(Saturday, March 25)
“Haykakan Zhamanak” carries an extremely rare interview with Vano Siradeghian, Armenia’s fugitive former interior minister. The paper starts it by asking Siradeghian to reveal his mysterious place of residence. “If I’m not in Armenia, why should you care where I am now?” he replies. “All I can say is that I am not in any of the three countries co-chairing the OSCE Minsk Group.” He says he has done “almost nothing” since fleeing Armenia six years ago. “I haven’t written a novel and don’t want to write memoirs,” explains the former writer.
Turning to the unresolved Nagorno-Karabakh conflict, Siradeghian claims that President Robert Kocharian has now two options: to resign or restart the war with Azerbaijan. “I think that the resignation is more likely,” he speculates. Siradeghian goes on to slam Armenia’s present opposition for failing to seize power following the last presidential election. He further says the past eight years have demonstrated that “there is no alternative to [former President Levon] Ter-Petrosian.” “Ter-Petrosian’s return will not be easy but it is within the possibility limits of political techniques. That will require that the Armenia-based forces, both parliamentary and extra-parliamentary, and the national bourgeoisie unite and go for pre-term parliamentary elections.” Those forces, he says, should include the opposition Hanrapetutyun, People’s and HHSh parties as well as the governing Republican Party and Orinats Yerkir.
Siradeghian suggests a legal mechanism for expediting Ter-Petrosian’s return to power. Armenia’s Constitutional Court, he says, should declare unconstitutional the Armenian parliament’s acceptance in 1998 of Ter-Petrosian’s resignation, after which the latter should assume the presidential duties and call fresh parliamentary and presidential elections. The once powerful ex-minister also repeats his rejection of serious criminal accusations leveled against him by Armenian prosecutors, implying that he will not return to Armenia as long as Kocharian remains in power.
Pro-Kocharian tycoon Gagik Tsarukian assures “Hayots Ashkhar” that efforts to flesh out his ambitious Prosperous Armenia party are going on in full swing. “We are not in a hurry,” he says. “The [party’s] founding congress will likely take place this autumn. We don’t talk much and work instead because we don’t want our words and actions to differ from each other.” Tsarukian says he has already cobbled together “intellectual and student wings” of his party.
“Aravot,” meanwhile, quotes Soviet-era dissident Paruyr Hayrikian as pouring scorn on Tsarukian and other Armenian “oligarchs” increasingly involved in politics.
“Azg” reports that another pro-establishment party has been formed by a leading member of the People’s Deputy parliamentary group and a lawmaker close to Prosecutor-General Aghvan Hovsepian. The party has been named the Union for Armenia, it says.
“Aravot” thinks that the party will bring together many activists of Hovsepian’s supposedly apolitical Nig-Aparan organization and serve as his new power base.

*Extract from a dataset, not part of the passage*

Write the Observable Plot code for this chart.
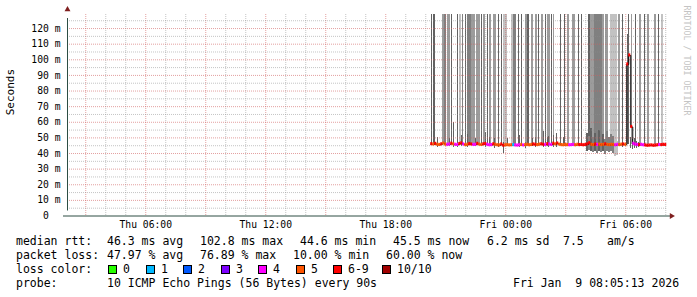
<!DOCTYPE html>
<html><head><meta charset="utf-8">
<script src="https://cdn.jsdelivr.net/npm/d3@7"></script>
<script src="https://cdn.jsdelivr.net/npm/@observablehq/plot@0.6"></script>
<style>
html,body{margin:0;padding:0;background:#fff;}
#wrap{position:relative;width:697px;height:297px;overflow:hidden;font-family:"DejaVu Sans Mono",monospace;background:#fff;}
#wrap svg{position:absolute;left:0;top:0;}
.leg{position:absolute;font-size:11.5px;line-height:14px;white-space:pre;color:#000;}
.box{position:absolute;width:7px;height:7px;border:1px solid #000;}
</style></head><body><div id="wrap"></div>
<script>
// ---- time frame ----
const startTime = "2026-01-08T02:05:13Z";
const endTime = "2026-01-09T08:05:13Z";
const dataStart = "2026-01-08T20:15:00Z";
const sampleMinutes = 6;
const yMax = 129;

// ---- median rtt (ms) every 6 minutes from dataStart ----
const medianMs = [
  46.0,45.8,46.2,45.6,45.5,45.9,46.4,45.7,45.6,45.8,
  46.3,45.9,45.6,45.5,46.1,46.5,45.8,45.4,45.6,46.0,
  45.8,45.5,45.6,46.2,45.7,45.5,45.9,46.1,45.6,45.3,
  45.4,45.9,45.6,45.3,45.2,45.8,45.0,45.3,45.4,45.2,
  45.3,45.4,45.2,45.1,45.3,45.5,45.2,45.4,45.6,45.3,
  45.5,45.8,45.6,45.4,45.7,45.9,45.6,45.5,46.0,45.8,
  45.5,46.3,45.9,46.4,45.7,45.4,45.3,45.5,45.4,45.3,
  45.4,45.5,45.3,45.6,45.4,45.5,45.3,45.5,45.9,46.6,
  45.6,45.4,45.8,45.5,45.7,45.4,45.6,45.9,45.5,45.4,
  45.6,45.5,45.3,45.6,45.4,45.7,45.8,45.6,97.0,102.8,
  57.0,46.2,45.7,45.5,45.4,45.6,45.3,45.2,45.0,45.1,
  45.2,45.0,45.1,45.3,45.5,45.4,45.6,45.5
];
// ---- lost pings out of 10 for each sample ----
const lossCount = [
  6,5,6,5,5,6,5,5,4,4,
  6,5,4,4,6,6,4,5,5,6,
  6,4,4,6,5,5,6,6,4,4,
  4,6,5,5,5,6,6,5,5,5,
  5,1,4,4,4,5,4,5,5,5,
  5,6,6,5,5,6,6,4,6,4,
  4,6,5,6,5,5,5,5,5,4,
  4,4,5,5,6,6,6,6,6,6,
  5,5,6,4,5,5,5,6,5,5,
  5,5,4,4,5,5,6,5,6,6,
  6,4,4,4,6,4,4,6,6,6,
  6,6,6,6,4,6,6,6
];

// ---- smoke reaching the top (minutes after dataStart, duration, density 1..4) ----
const smokeStartMin = [3,9,36,42,51,63,81,87,96,105,111,123,138,153,159,171,177,189,204,213,219,243,249,264,273,285,291,303,315,324,333,345,351,
  354,363,369,390,402,411,426,444,453,474,480,492,516,525,540,549,564,576,594,603,615,627,642,651,672,684,693];
const smokeDurMin = [3,6,6,6,9,3,3,6,3,3,12,12,12,3,6,3,6,9,3,3,12,6,9,3,3,6,6,6,6,3,6,3,3,
  6,3,3,3,3,6,9,3,3,6,12,24,6,9,9,12,6,3,3,3,3,6,3,6,6,3,6];
const smokeShade = [4,4,2,3,2,4,4,1,3,4,3,2,2,4,2,4,2,2,4,4,1,1,3,4,4,2,4,2,2,4,2,4,2,
  2,4,2,4,4,2,2,4,4,4,2,3,2,2,1,1,2,4,4,2,4,2,4,2,2,4,1];

// ---- smoke around the median (minutes, duration, low ms, high ms, density) ----
const lowSmokeMin = [21,57,69,81,93,111,135,165,177,192,204,217,231,267,285,306,315,339,351,
  354,369,378,399,468,474,480,486,492,498,504,510,516,522,528,534,540,546,552,558,576,591,600,606,612,618,624];
const lowSmokeDur = [3,3,3,3,3,3,3,3,3,3,3,3,3,3,3,3,3,3,3,
  3,3,3,3,6,6,6,6,6,6,6,6,6,6,6,6,6,6,6,6,3,3,3,3,3,3,3];
const lowSmokeLo = [44,44.5,44,44,44.5,44,44.5,44,44.5,43,44,40.2,44.5,44,43,44.5,44,44,44.5,
  44,44,44,44.5,41.5,42,41,40.5,41,40,41.5,40.5,41,39.5,41,40.5,41,40,38,39,44,46,43,42.5,43,43.5,44];
const lowSmokeHi = [50,49.5,60,54.7,51.5,52,49.5,53.6,50.4,49.4,52,47.2,49.4,51.5,47.2,49.4,50.4,54.3,50.4,
  50.9,51.5,52.6,50.4,52.5,51,56,50,53,49,55,50,52,49,54,50,52,51,49,48,51.5,116,50,49,49.5,48,47.2];
const lowSmokeShade = [4,4,4,4,4,4,4,4,4,4,4,4,4,4,4,4,4,4,4,
  4,4,4,4,4,3,4,3,4,3,4,3,4,3,3,3,3,3,1,1,4,4,4,4,4,4,4];

// ---- axes ----
const yTickValues = [0,10,20,30,40,50,60,70,80,90,100,110,120];
const yTickLabels = ["0\u00a0\u00a0","10 m","20 m","30 m","40 m","50 m","60 m","70 m","80 m","90 m","100 m","110 m","120 m"];
const xTickTimes = ["2026-01-08T06:00:00Z","2026-01-08T12:00:00Z","2026-01-08T18:00:00Z","2026-01-09T00:00:00Z","2026-01-09T06:00:00Z"];
const xTickLabels = ["Thu 06:00","Thu 12:00","Thu 18:00","Fri 00:00","Fri 06:00"];
const yTitle = "Seconds";
const watermark = "RRDTOOL / TOBI OETIKER";

// ---- legend texts ----
const rttLine = [["median rtt:",16],["46.3 ms avg",107],["102.8 ms max",200],["44.6 ms min",300],["45.5 ms now",393],["6.2 ms sd",487],["7.5",563],["am/s",607]];
const lossLine = [["packet loss:",16],["47.97 % avg",107],["76.89 % max",200],["10.00 % min",293],["60.00 % now",386]];
const lossColorTitle = "loss color:";
const lossLabels = ["0","1","2","3","4","5","6-9","10/10"];
const lossColors = ["#26ff00","#00b8ff","#0059ff","#7e00ff","#ff00ff","#ff5500","#ff0000","#a10000"];
const lossBoxX = [108,146,183,221,258,296,333,382];
const probeLine = [["probe:",16],["10 ICMP Echo Pings (56 Bytes) every 90s",107],["Fri Jan  9 08:05:13 2026",513]];

const shadeColors = ["#c2c2c2","#9c9c9c","#808080","#626262"];

// ---- build ----
const T = s => new Date(s);
const t0 = T(dataStart);
const at = m => new Date(t0.getTime() + m * 60000);
const lossIdx = n => n <= 5 ? n : (n < 10 ? 6 : 7);

const median = medianMs.map((v, i) => ({t: at(i * sampleMinutes), t2: at((i + 1) * sampleMinutes), v, loss: lossCount[i]}));
const smoke = smokeStartMin.map((m, i) => ({t1: at(m), t2: at(m + smokeDurMin[i]), shade: smokeShade[i]}));
const low = lowSmokeMin.map((m, i) => ({t1: at(m), t2: at(m + lowSmokeDur[i]), lo: lowSmokeLo[i], hi: lowSmokeHi[i], shade: lowSmokeShade[i]}));

const hours = d3.utcHour.range(T(startTime), T(endTime));
const minorHours = hours.filter(d => d.getUTCHours() % 3 !== 0);
const majorHours = hours.filter(d => d.getUTCHours() % 3 === 0);
const minorY = d3.range(5, yMax, 10);
const majorY = yTickValues.filter(v => v > 0);
const smokeBase = 45.8;

const chart = Plot.plot({
  width: 697, height: 232,
  marginLeft: 67, marginRight: 30, marginTop: 14, marginBottom: 16.5,
  style: {fontFamily: "'DejaVu Sans Mono', monospace", fontSize: "9.7px", background: "#fff", color: "#000", overflow: "visible"},
  x: {type: "utc", domain: [T(startTime), T(endTime)]},
  y: {domain: [0, yMax]},
  marks: [
    Plot.rect(smoke, {x1: "t1", x2: "t2", y1: smokeBase, y2: yMax, fill: d => shadeColors[d.shade - 1], shapeRendering: "crispEdges"}),
    Plot.rect(low, {x1: "t1", x2: "t2", y1: "lo", y2: "hi", fill: d => shadeColors[d.shade - 1], shapeRendering: "crispEdges"}),
    Plot.ruleX(minorHours, {stroke: "#8c8c8c", strokeOpacity: 0.5, strokeDasharray: "1,1"}),
    Plot.ruleX(majorHours, {stroke: "#d06060", strokeOpacity: 0.6, strokeDasharray: "1,1"}),
    Plot.ruleY(minorY, {stroke: "#8c8c8c", strokeOpacity: 0.5, strokeDasharray: "1,1"}),
    Plot.ruleY(majorY, {stroke: "#d06060", strokeOpacity: 0.6, strokeDasharray: "1,1"}),
    Plot.line(median, {x: "t", y: "v", curve: "step-after", stroke: "#000", strokeWidth: 1}),
    Plot.rect(median, {x1: "t", x2: "t2", y1: d => d.v - 1, y2: d => d.v + 1, fill: d => lossColors[lossIdx(d.loss)]}),
    Plot.ruleX([T(startTime)], {y1: 0, y2: yMax, insetTop: -5, insetBottom: -4, stroke: "#2c4d43"}),
    Plot.ruleY([0], {x1: T(startTime), x2: T(endTime), insetLeft: -4, insetRight: -3, stroke: "#2c4d43"}),
    Plot.dot([T(startTime)], {x: d => d, y: yMax, symbol: "triangle", r: 2.2, dy: -5, fill: "#7f1f1f", stroke: null}),
    Plot.dot([T(endTime)], {x: d => d, y: 0, symbol: "triangle", r: 2.2, dx: 4, rotate: 90, fill: "#7f1f1f", stroke: null}),
    Plot.axisY({ticks: yTickValues, tickFormat: d => yTickLabels[yTickValues.indexOf(d)], tickSize: 0, tickPadding: 7, fontSize: 9.7, fill: "#000"}),
    Plot.axisX({ticks: xTickTimes.map(T), tickFormat: d => xTickLabels[xTickTimes.findIndex(s => +T(s) === +d)], tickSize: 0, tickPadding: 5, fontSize: 9.7, fill: "#000"}),
    Plot.text([yTitle], {frameAnchor: "left", dx: -57, rotate: -90, fontSize: 11, fill: "#000"}),
    Plot.text([watermark], {frameAnchor: "top-right", dx: 19, dy: -9, rotate: 90, textAnchor: "start", lineAnchor: "middle", fontSize: 8.3, fill: "#c4c4c4"})
  ]
});

const wrap = document.getElementById("wrap");
wrap.appendChild(chart);

const lineTops = [233.8, 247.8, 261.8, 276.2];
function addText(txt, x, top) {
  const s = document.createElement("div");
  s.className = "leg";
  s.textContent = txt;
  s.style.left = x + "px";
  s.style.top = top + "px";
  wrap.appendChild(s);
}
rttLine.forEach(([t, x]) => addText(t, x, lineTops[0]));
lossLine.forEach(([t, x]) => addText(t, x, lineTops[1]));
addText(lossColorTitle, 16, lineTops[2]);
lossLabels.forEach((lab, i) => {
  const b = document.createElement("div");
  b.className = "box";
  b.style.left = lossBoxX[i] + "px";
  b.style.top = (lineTops[2] + 3) + "px";
  b.style.background = lossColors[i];
  wrap.appendChild(b);
  addText(lab, lossBoxX[i] + 15, lineTops[2]);
});
probeLine.forEach(([t, x]) => addText(t, x, lineTops[3]));
</script></body></html>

“168 Zham” carries what it presents as shady details of the former presidential chief of staff Artashes Tumanian’s and his relatives’ business activities. “Artashes Tumanian’s activities undertaken during his time as the head of the presidential staff may serve as the best proof and example of how Armenian officials turn into big and small oligarchs by abusing their position,” alleges the paper.